Ramvichar Netam (born 1 March 1961) is an Indian politician currently serving as Minister of Agriculture and ST, SC, OBC & Minority Development in Government of Chhattisgarh. Previously, he served as a Member of Parliament in Rajya Sabha from Chhattisgarh and was Cabinet Minister during Raman Singh's Ministry between 2003 and 2013. He represents Ramanujganj in Chhattisgarh Legislative Assembly. He is also elected as Pro tem Speaker of 6th Chhattisgarh Legislative Assembly.

==Political career==
Netam was first elected to Madhya Pradesh Legislative Assembly in 1990 from Pal Constituency and was re-elected 1993 & 1998. After the creation of Chhattisgarh out of Madhya Pradesh, he was elected to Chhattisgarh Legislative Assembly in 2003 from same seat and became Cabinet Minister for Minister of ST, SC, OBC & Minority Development. In 2005 Cabinet reshuffle, he became Minister of Home and Jail. In 2008, Pal Constituency got abolished in delimitation and Netam contested from Newly created Ramanujganj and defeated Congress candidate Brihaspat Singh by margin of 4579 votes and became Cabinet Minister for Rural Development in second Raman Singh's Ministry. However, he lost 2013 Assembly election to Congress candidate Brihaspat Singh by margin of 11,592 votes.

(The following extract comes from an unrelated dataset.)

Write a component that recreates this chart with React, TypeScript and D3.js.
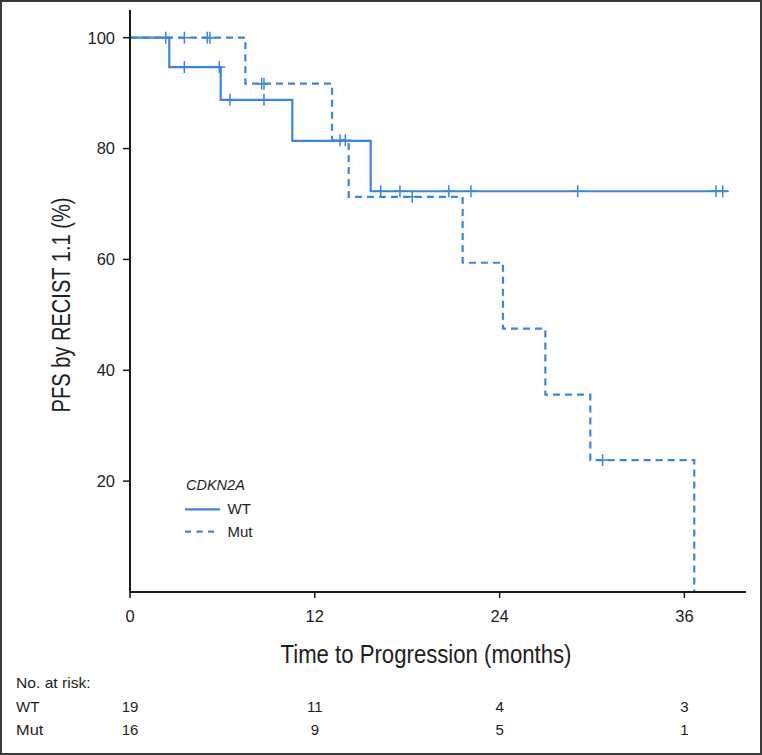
import React from "react";
import * as d3 from "d3";

// ---- data ----
const wtStepTimes = [2.55, 5.89, 10.54, 15.63];
const wtStepSurv = [94.7, 88.8, 81.4, 72.3];
const wtEndTime = 38.85;
const wtCensorTimes = [2.32, 3.53, 5.8, 6.49, 8.7, 16.28, 17.53, 20.7, 22.14, 29.07, 38.05, 38.49];

const mutStepTimes = [7.49, 13.12, 14.2, 21.6, 24.22, 26.97, 29.89, 36.64];
const mutStepSurv = [91.7, 81.5, 71.3, 59.4, 47.5, 35.6, 23.8, 0];
const mutEndTime = 36.64;
const mutCensorTimes = [3.53, 5.02, 5.19, 8.55, 8.7, 13.64, 13.98, 18.33, 30.69];

const xTicks = [0, 12, 24, 36];
const yTicks = [20, 40, 60, 80, 100];
const riskGroups = ["WT", "Mut"];
const riskWT = [19, 11, 4, 3];
const riskMut = [16, 9, 5, 1];

const W = 762;
const H = 755;
const BLUE = "#3b86d9";
const AXIS = "#1a1a1a";
const TXT = "#1e1e1e";
const SANS = "'Liberation Sans', Arial, Helvetica, sans-serif";
const NARROW = "'Liberation Sans Narrow', 'Liberation Sans', Arial, sans-serif";

function survAt(times: number[], surv: number[], t: number) {
  let s = 100;
  for (let i = 0; i < times.length; i++) if (times[i] <= t) s = surv[i];
  return s;
}

export default function App() {
  const x = d3.scaleLinear().domain([0, 40]).range([130, 746]);
  const y = d3.scaleLinear().domain([0, 105]).range([592, 10]);
  const line = d3
    .line<[number, number]>()
    .x((d) => x(d[0]))
    .y((d) => y(d[1]))
    .curve(d3.curveStepAfter);

  const wtPts: [number, number][] = [[0, 100], ...wtStepTimes.map((t, i) => [t, wtStepSurv[i]] as [number, number]), [wtEndTime, wtStepSurv[wtStepSurv.length - 1]]];
  const mutPts: [number, number][] = [[0, 100], ...mutStepTimes.map((t, i) => [t, mutStepSurv[i]] as [number, number])];
  void mutEndTime;

  const censor = (t: number, s: number, k: string) => {
    const cx = x(t);
    const cy = y(s);
    return (
      <g key={k} stroke={BLUE} strokeWidth={1.5}>
        <line x1={cx} x2={cx} y1={cy - 6} y2={cy + 6} />
        <line x1={cx - 6} x2={cx + 6} y1={cy} y2={cy} />
      </g>
    );
  };

  return (
    <div style={{ position: "absolute", left: 0, top: 0, width: W, height: H }}>
      <svg width={W} height={H} style={{ display: "block" }}>
        <rect x={0} y={0} width={W} height={H} fill="#fff" />
        <rect x={1} y={1} width={W - 2} height={H - 2} fill="none" stroke="#3a3a3a" strokeWidth={2} />

        {/* curves */}
        <path d={line(wtPts) || ""} fill="none" stroke={BLUE} strokeWidth={2.2} />
        <path d={line(mutPts) || ""} fill="none" stroke={BLUE} strokeWidth={2.2} strokeDasharray="7,5" />
        {wtCensorTimes.map((t, i) => censor(t, survAt(wtStepTimes, wtStepSurv, t), "w" + i))}
        {mutCensorTimes.map((t, i) => censor(t, survAt(mutStepTimes, mutStepSurv, t), "m" + i))}

        {/* axes */}
        <line x1={x(0)} x2={x(0)} y1={y(105)} y2={y(0) + 1} stroke={AXIS} strokeWidth={2} />
        <line x1={x(0) - 1} x2={x(40)} y1={y(0)} y2={y(0)} stroke={AXIS} strokeWidth={2} />
        {yTicks.map((v) => (
          <g key={"yt" + v}>
            <line x1={x(0) - 7} x2={x(0)} y1={y(v)} y2={y(v)} stroke={AXIS} strokeWidth={1.5} />
            <text x={x(0) - 15} y={y(v) + 5.8} textAnchor="end" fontFamily={SANS} fontSize={16.5} fill={TXT}>
              {v}
            </text>
          </g>
        ))}
        {xTicks.map((v) => (
          <g key={"xt" + v}>
            <line x1={x(v)} x2={x(v)} y1={y(0)} y2={y(0) + 6} stroke={AXIS} strokeWidth={1.5} />
            <text x={x(v)} y={622} textAnchor="middle" fontFamily={SANS} fontSize={16.5} fill={TXT}>
              {v}
            </text>
          </g>
        ))}

        {/* axis titles */}
        <text x={426} y={663.3} textAnchor="middle" fontFamily={NARROW} fontSize={25} fill={TXT} textLength={291} lengthAdjust="spacingAndGlyphs">
          Time to Progression (months)
        </text>
        <text transform="translate(70,305) rotate(-90)" textAnchor="middle" fontFamily={NARROW} fontSize={25} fill={TXT} textLength={215} lengthAdjust="spacingAndGlyphs">
          PFS by RECIST 1.1 (%)
        </text>

        {/* legend */}
        <text x={186} y={490} fontFamily={SANS} fontStyle="italic" fontSize={14.5} fill={TXT}>
          CDKN2A
        </text>
        <line x1={185} x2={220} y1={509.3} y2={509.3} stroke={BLUE} strokeWidth={2.2} />
        <text x={227.5} y={513.5} fontFamily={SANS} fontSize={15} fill={TXT}>
          WT
        </text>
        <line x1={185} x2={216} y1={531.7} y2={531.7} stroke={BLUE} strokeWidth={2.2} strokeDasharray="6,5.5" />
        <text x={227.5} y={536.5} fontFamily={SANS} fontSize={15} fill={TXT}>
          Mut
        </text>

        {/* risk table */}
        <text x={16} y={688.3} fontFamily={NARROW} fontSize={15} fill={TXT} textLength={74.7} lengthAdjust="spacingAndGlyphs">
          No. at risk:
        </text>
        {riskGroups.map((g, gi) => {
          const vals = gi === 0 ? riskWT : riskMut;
          const by = gi === 0 ? 711.7 : 735;
          return (
            <g key={g}>
              <text x={16} y={by} fontFamily={NARROW} fontSize={15} fill={TXT} textLength={gi === 0 ? 23.3 : 27.3} lengthAdjust="spacingAndGlyphs">
                {g}
              </text>
              {vals.map((v, i) => (
                <text key={i} x={x(xTicks[i])} y={by} textAnchor="middle" fontFamily={NARROW} fontSize={15} fill={TXT}>
                  {v}
                </text>
              ))}
            </g>
          );
        })}
      </svg>
    </div>
  );
}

In 2015, Amit Shah appointed him as National Secretary of Bharatiya Janata Party, and in 2016 he was appointed as Co-incharge of Jharkhand state BJP With Trivendra Singh Rawat.

On 29 May 2016, he was nominated as the BJP candidate from Chhattisgarh for the Rajya Sabha elections on 11 June.